Rights advocates yesterday called on the public to boycott Eslite bookstore unless it apologizes for the way security personnel treated three Hong Kong students when they staged a protest in Taipei against a visit by Hong Kong Financial Secretary John Tsang (曾俊華) on Monday.
Tsang was in Taiwan to inaugurate the Hong Kong Economic, Trade and Cultural Office in Taipei, located in an office tower where Eslite Bookstore’s headquarters and its flagship store are also located.
When the three students appeared in the lobby of the building as Tsang was attending the inauguration ceremony, they were hit, pushed and dragged out of the building, while also being told to “get out” by security personnel.
Scuffles continued even after the three were outside and when one of the students asked security guards not to push him, the guard allegedly said: “I push you, so what?” and “This is our place.”
Later, the three protested in the bookstore when Tsang attended a ceremony to launch a new book related to Hong Kong.
They said they were also treated violently by bookstore security staff and employees, with two of the students almost falling off an escalator during a scuffle.

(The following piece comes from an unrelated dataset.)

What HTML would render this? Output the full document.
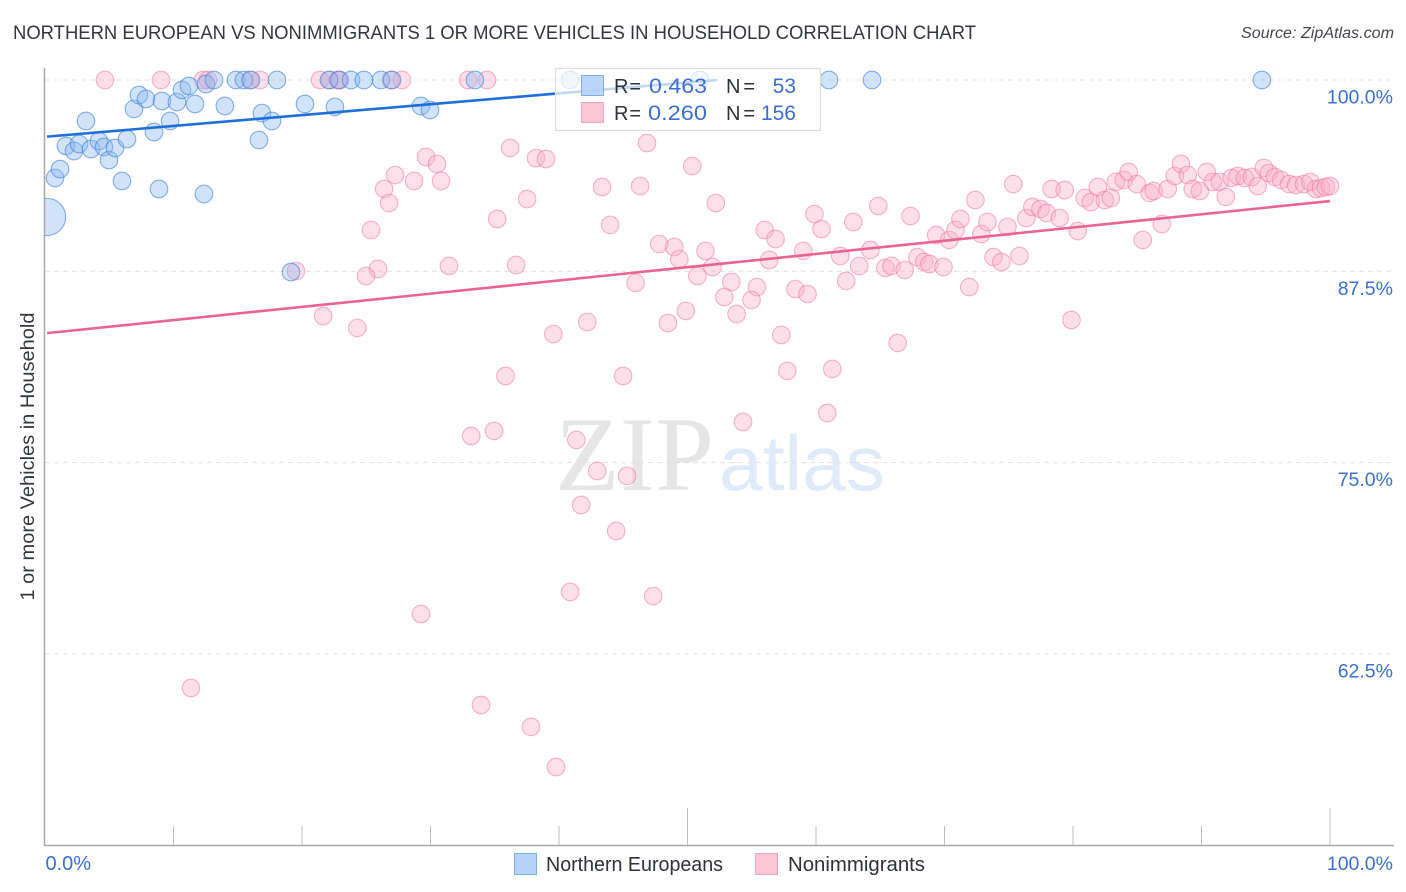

“The Eslite bookstore chain most represents cultural enterprise in the Chinese-speaking world and we regret that it’s not doing anything when freedom of expression is compromised. It’s also to the shame of Taiwan,” New School for Democracy (NSD) — an NGO that hosts courses and forums on freedom and democracy — said in a statement as it launched an online campaign calling on Eslite to apologize.
“We demand that Eslite Bookstore apologize to Fan Tsun Long (樊俊朗) and his classmates,” the statement said.
More than 100 people — from Hong Kong and Taiwan — had signed the petition within hours of it being put online.
“I’m a VIP member of Eslite Bookstore, but I hereby announce that I refuse to buy anything from the bookstore until it apologizes,” Yiong Cong-ziin (楊長鎮), the Democratic Progressive Party’s Department of Hakka Affairs director, said in a message as he signed the petition.
“I thought this would only happen in Hong Kong, I thought Taiwan is an open, free and democratic country. I thought Eslite was a liberal bookstore,” Hong Kong resident Tam Ka Pok (譚家博) posted. “Are these only my misunderstandings?”
Separately yesterday, acting Democratic Progressive Party chairperson Chen Chu (陳菊) expressed concern about the violence used against the Hong Kong students.
The government’s inaction against the apparent human rights violation was “a shame of Taiwanese democracy,” she said in a press release, adding the government should ensure everyone is able to express his or her opinion freely.
Wang Hsing-chung (王興中), NSD secretary-general, yesterday accompanied the students to file a report at a police station. Wang said the students would file charges against the security personnel who caused them bodily harm.
Eslite dispatched a representative to the police station to talk with the students and promised to investigate the matter and give an explanation tomorrow.